> [WHAT THE TASK REQUIRES]: Retype exactly the lines from the first one through the line with "CJK SC', 'Noto", including both ends; skip any pictures.

> [DATA SHOWN]:
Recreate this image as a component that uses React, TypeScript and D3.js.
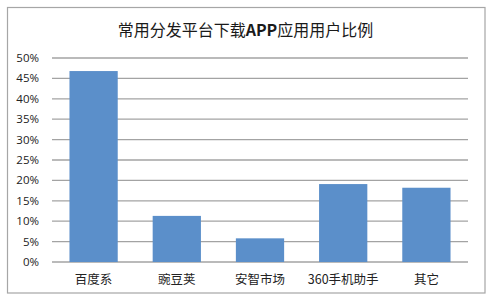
import React from "react";
import * as d3 from "d3";

const title = "常用分发平台下载APP应用用户比例";
const categories = ["百度系", "豌豆荚", "安智市场", "360手机助手", "其它"];
const values = [0.468, 0.113, 0.058, 0.191, 0.182];
const yTicks = [0, 0.05, 0.1, 0.15, 0.2, 0.25, 0.3, 0.35, 0.4, 0.45, 0.5];

const W = 492;
const H = 301;
const plot = { left: 52, right: 468, top: 58, bottom: 262 };

export default function App() {
  const x = d3
    .scaleBand<string>()
    .domain(categories)
    .range([plot.left, plot.right])
    .paddingInner(0.42)
    .paddingOuter(0.21);
  const y = d3.scaleLinear().domain([0, 0.5]).range([plot.bottom, plot.top]);
  const fmt = d3.format(".0%");
  const cjk = "'Noto Sans CJK SC', 'Noto Sans', sans-serif";

  return (
    <svg
      width={W}
      height={H}
      style={{ position: "absolute", left: 0, top: 0, background: "#fff" }}
    >
      <rect x={0} y={0} width={W} height={H} fill="#fff" />
      <rect
        x={7.5}
        y={7.5}
        width={477.5}
        height={285.5}
        fill="#fff"
        stroke="#a6a6a6"
        strokeWidth={1.2}
      />
      <text
        x={245.5}
        y={36}
        textAnchor="middle"
        fontFamily={cjk}
        fontSize={16}
        fill="#1a1a1a"
      >
        常用分发平台下载<tspan fontWeight="bold">APP</tspan>应用用户比例
      </text>
      {yTicks.map((t) => (
        <g key={t}>
          <line
            x1={plot.left}
            x2={plot.right}
            y1={y(t)}
            y2={y(t)}
            stroke="#a3a3a3"
            strokeWidth={1.3}
          />
          <text
            x={39}
            y={y(t)}
            dy="0.35em"
            textAnchor="end"
            fontFamily="'Open Sans', 'Liberation Sans', sans-serif"
            fontSize={11.5}
            fill="#222"
          >
            {fmt(t)}
          </text>
        </g>
      ))}
      {categories.map((c, i) => (
        <rect
          key={c}
          x={x(c)}
          y={y(values[i])}
          width={x.bandwidth()}
          height={y(0) - y(values[i])}
          fill="#5b8fca"
        />
      ))}
      {categories.map((c) => (
        <text
          key={c}
          x={(x(c) as number) + x.bandwidth() / 2}
          y={284}
          textAnchor="middle"
          fontFamily={cjk}
          fontSize={12.5}
          fill="#222"
        >
          {c}
        </text>
      ))}
    </svg>
  );
}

> [EXERCISE RESULT]:
Recreate this image as a component that uses React, TypeScript and D3.js.
import React from "react";
import * as d3 from "d3";

const title = "常用分发平台下载APP应用用户比例";
const categories = ["百度系", "豌豆荚", "安智市场", "360手机助手", "其它"];
const values = [0.468, 0.113, 0.058, 0.191, 0.182];
const yTicks = [0, 0.05, 0.1, 0.15, 0.2, 0.25, 0.3, 0.35, 0.4, 0.45, 0.5];

const W = 492;
const H = 301;
const plot = { left: 52, right: 468, top: 58, bottom: 262 };

export default function App() {
  const x = d3
    .scaleBand<string>()
    .domain(categories)
    .range([plot.left, plot.right])
    .paddingInner(0.42)
    .paddingOuter(0.21);
  const y = d3.scaleLinear().domain([0, 0.5]).range([plot.bottom, plot.top]);
  const fmt = d3.format(".0%");
  const cjk = "'Noto Sans CJK SC', 'Noto Sans', sans-serif";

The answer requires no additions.